WebmasterWorld Senior Member wilderness is a WebmasterWorld Top Contributor of All Time 10+ Year Member Top Contributors Of The Month



Than you need to correct the syntax errors as g1smd advised, and then answer the question he provided.

lucy24

2:02 am on Feb 4, 2013 (gmt 0)

WebmasterWorld Senior Member lucy24 is a WebmasterWorld Top Contributor of All Time Top Contributors Of The Month



What happens when someone accesses via the non-www version of your site?

They get redirected to the with-www version, of course. You've posted the code yourself at least 8,000 times ;)

Genuine image requests will never come from anything but the canonical form of your sitename, representing the page that your user is actually on. If the domain name is in the wrong form, it's forged and deserves to be blocked.

incrediBILL

2:50 am on Feb 4, 2013 (gmt 0)

WebmasterWorld Administrator incredibill is a WebmasterWorld Top Contributor of All Time 10+ Year Member Top Contributors Of The Month



Another point, "Googlebot [NC]" is just silly.

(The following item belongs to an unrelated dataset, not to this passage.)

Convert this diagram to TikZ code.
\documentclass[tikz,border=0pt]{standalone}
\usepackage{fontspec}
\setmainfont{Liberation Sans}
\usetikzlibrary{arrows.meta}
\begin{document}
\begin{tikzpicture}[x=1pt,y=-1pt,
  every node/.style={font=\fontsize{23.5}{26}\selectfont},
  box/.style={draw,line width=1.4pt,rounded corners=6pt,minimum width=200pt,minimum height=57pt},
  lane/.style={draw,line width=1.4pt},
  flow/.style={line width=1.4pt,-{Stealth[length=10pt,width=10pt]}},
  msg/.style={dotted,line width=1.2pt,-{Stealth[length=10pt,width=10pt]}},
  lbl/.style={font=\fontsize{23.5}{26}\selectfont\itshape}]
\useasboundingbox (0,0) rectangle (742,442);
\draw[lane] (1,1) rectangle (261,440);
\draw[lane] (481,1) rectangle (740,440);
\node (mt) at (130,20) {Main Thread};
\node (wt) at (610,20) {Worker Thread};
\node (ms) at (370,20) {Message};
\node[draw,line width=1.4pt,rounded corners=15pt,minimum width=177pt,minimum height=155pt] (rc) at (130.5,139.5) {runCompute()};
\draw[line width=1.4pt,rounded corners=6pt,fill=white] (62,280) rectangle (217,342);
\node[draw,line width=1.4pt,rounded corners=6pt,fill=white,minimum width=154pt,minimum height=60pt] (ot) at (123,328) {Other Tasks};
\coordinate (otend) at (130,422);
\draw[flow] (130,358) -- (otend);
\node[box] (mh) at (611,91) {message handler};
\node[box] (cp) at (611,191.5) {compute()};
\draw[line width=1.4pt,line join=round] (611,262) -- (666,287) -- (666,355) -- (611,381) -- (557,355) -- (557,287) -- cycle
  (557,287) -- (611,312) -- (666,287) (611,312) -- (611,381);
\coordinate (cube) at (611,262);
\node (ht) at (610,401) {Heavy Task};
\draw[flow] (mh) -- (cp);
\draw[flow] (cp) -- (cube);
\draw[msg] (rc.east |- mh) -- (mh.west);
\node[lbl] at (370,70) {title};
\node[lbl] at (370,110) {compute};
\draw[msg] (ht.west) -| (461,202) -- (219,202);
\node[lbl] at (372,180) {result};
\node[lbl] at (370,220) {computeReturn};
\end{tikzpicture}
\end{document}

If you want to validate Googlebot you use their spelling and case as-is which avoids spoofers that use "googlebot" or something equally as wrong which "[NC]" allows.

ro101

1:24 pm on Feb 4, 2013 (gmt 0)



Thanks for the responses. Sorry to insist, but I'm not a programmer and it's very difficult for me to understand all the advices you are giving me. Could someone paste the code I shared in the first post with the modifications I should do to test? Thanks all again.

lucy24

5:14 pm on Feb 4, 2013 (gmt 0)

WebmasterWorld Senior Member lucy24 is a WebmasterWorld Top Contributor of All Time Top Contributors Of The Month



Could someone paste

Nope, not in this forum :)

To recapitulate:

RewriteCond %{HTTP_USER_AGENT} !Googlebot [NC]
RewriteCond %{HTTP_USER_AGENT} !Googlebot-Image [NC]

Condition #2 is contained within Condition #1, since neither has a closing anchor.

The [NC] tag here is wrong, because it will permit incorrectly cased spoofers to get in.

RewriteCond %{HTTP_REFERER} !^$

ymmv but it is safer to express this as !^-?$

RewriteCond %{HTTP_REFERER} !^http://www.example.com [NC]


Here too the [NC] is wrong. Although domain names (unlike the rest of an IP) are case-insensitive, you've only got one canonical form. Anything else would be a forged referer.

RewriteRule ^(.*\.(png|gif|jpe?g))$ http://www.example.com/wp-content/plugins/watermarknewplugin/watermark.php?img=$1 [L]


The use of a full protocol-and-domain changes the intended rewrite into a redirect-- a 302 at that. In the case of images, this is not just unwanted but will break the rule.

Never use .* or .+ in non-final position. Find a formulation that will keep the Regular Expression from having to backtrack at the end. Here the simplest form is
^([^.]+\.(png|jpe?g|gif))

assuming that unlike, ahem, apache dot org, you have no URLs that contain periods anywhere other than immediately before extensions

You have correctly left out NC. The form jpe?g is conventional but probably redundant unless you really use both. List only the extensions that actually occur on your site; anything else can get a 404 up front.

And, finally, make sure that the php at the end of your rewrite returns the appropriate 404 if the request was for an image file that doesn't exist. Not as crucial as for page requests, but still a good habit.

Whether rewriting from an image extension (jpg et cetera) to php will work at all is a whole nother question.